Dans le Parc national des Cévennes, j’ai travaillé sur une nouvelle forme d’équarrissage en recourrant à cette espèce. En proposant aux éleveurs d’installer chez eux une placette individuelle d’alimentation cela permet d’une part d’assurer une alimentation des vautours toute l’année et d’autre part d’impliquer les éleveurs dans la pérennisation de l’espèce. L’enquête permet de montrer que les habitants, en particulier les éleveurs, ont une représentation de leur environnement fondé sur deux catégories : utile/ nuisible. Mon travail consiste à faire émerger des catégories pertinentes pour certains types d’acteurs. À partir de ce constat les choses peuvent changer. Les éleveurs peuvent faire passer les vautours dans la catégorie « utile » s’ils servent à l’équarrissage, parce qu’il fait désormais partie du système d’exploitation.
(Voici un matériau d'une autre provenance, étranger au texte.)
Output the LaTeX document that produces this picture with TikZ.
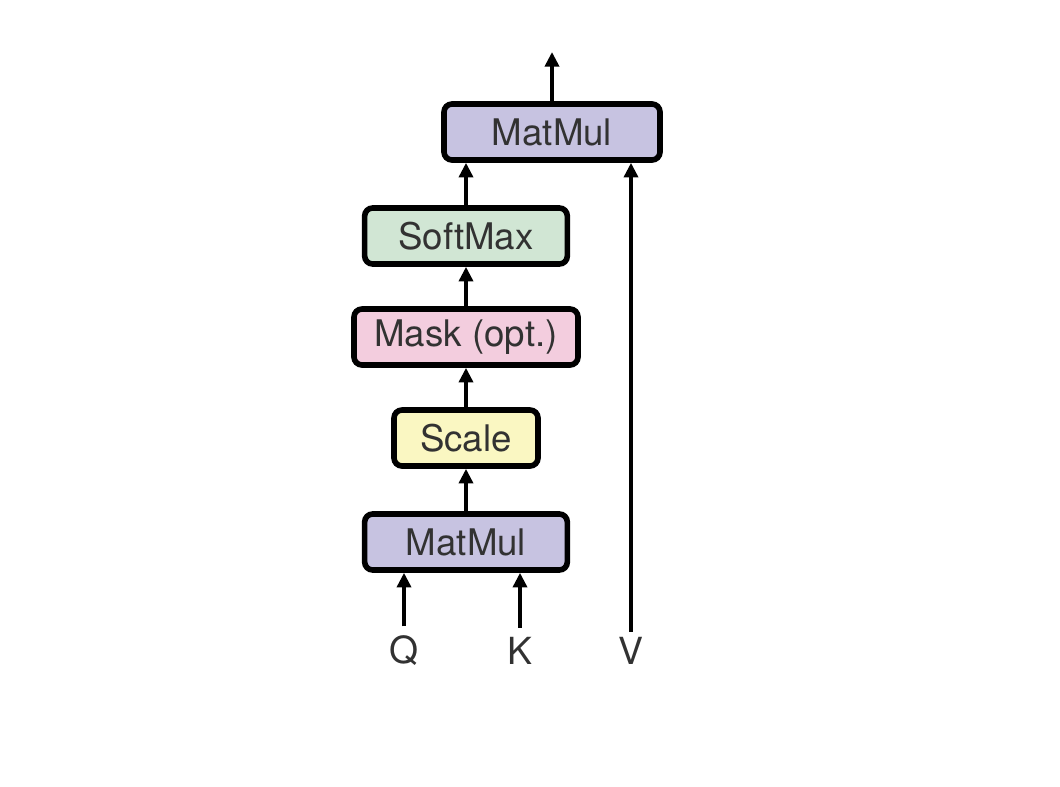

En travaillant sur différents points de vue, on trouve des passerelles d’échange et on peut faire travailler les gens ensemble. On fait émerger des intérêts communs.

Sur quel type de sujet pouvez-vous travailler ?
Je ne suis pas une spécialiste de la communication. Le but n’est pas de trouver comment faire passer un message. Mais je peux répondre à la question « quelle marge de manoeuvre y a-til pour mener à bien tel projet ?, quels sont les risques de conflit ? ». Dans les Pyrénées, on a mis en évidence que la temporalité des différentes catégories d’acteurs n’étaient pas la même dans leur gestion des territoires et des espèces. Les chasseurs vivent au rythme de la saison de chasse et des reproductions des espèces cynégétiques. Les scientifiques connaissent un pas de temps plus long, (celui de l’étude de la dynamique des populations qu’ils étudient) ; le gestionnaire est lui aux prises avec le rythme de ses rapports triennaux ou quadriennaux. Si on veut faire en sorte qu’ils dialoguent, il faut avoir conscience de leurs différentes temporalités d’action et le prendre en compte dans sa gestion des territoires. C’est une étude qui peut être un peu longue, et qui ne paraît pas directement traduisible en action. On peut parfois mettre en évidence des points que les professionnels ont l’impression de déjà connaître. Mais ils n’avaient pas forcément pensé à les utiliser dans leurs démarches.
Dans les Pyrénées, dans mon travail sur l’histoire et la mémoire du parc national, j’ai vu que les premiers projets de protection étaient portés par des locaux, qui s’opposaient à des aménagements hydroélectriques. Ils avaient une conscience incroyable de la richesse de leur patrimoine naturel. C’est intéressant de voir que leurs projets n’avaient à l’époque pas été retenus alors que localement il y avait cette volonté de protection. On a la mémoire courte, on croit faire à partir de rien et on se prive de la richesse de l’existant. Les sciences humaines et sociales peuvent apporter cette nouvelle approche.

Les espaces naturels, c’est votre terrain d’étude privilégié, ou c’est le hasard des collaborations ?
C’est une orientation que j’ai prise au moment de ma thèse, par affinité, mais aussi parce que l’occasion se présentait. Je n’ai jamais travaillé sur la nature en ville par exemple. Une étude que j’aimerais faire, ce serait de travailler sur la représentation du métier de garde, et l’évolution du métier. Il y aurait beaucoup de choses à dire qui seraient utile à leur gestionnaire concernant l’acceptation de l’espace protégé car le garde est souvent le premier lien qu’ont les habitants avec la structure.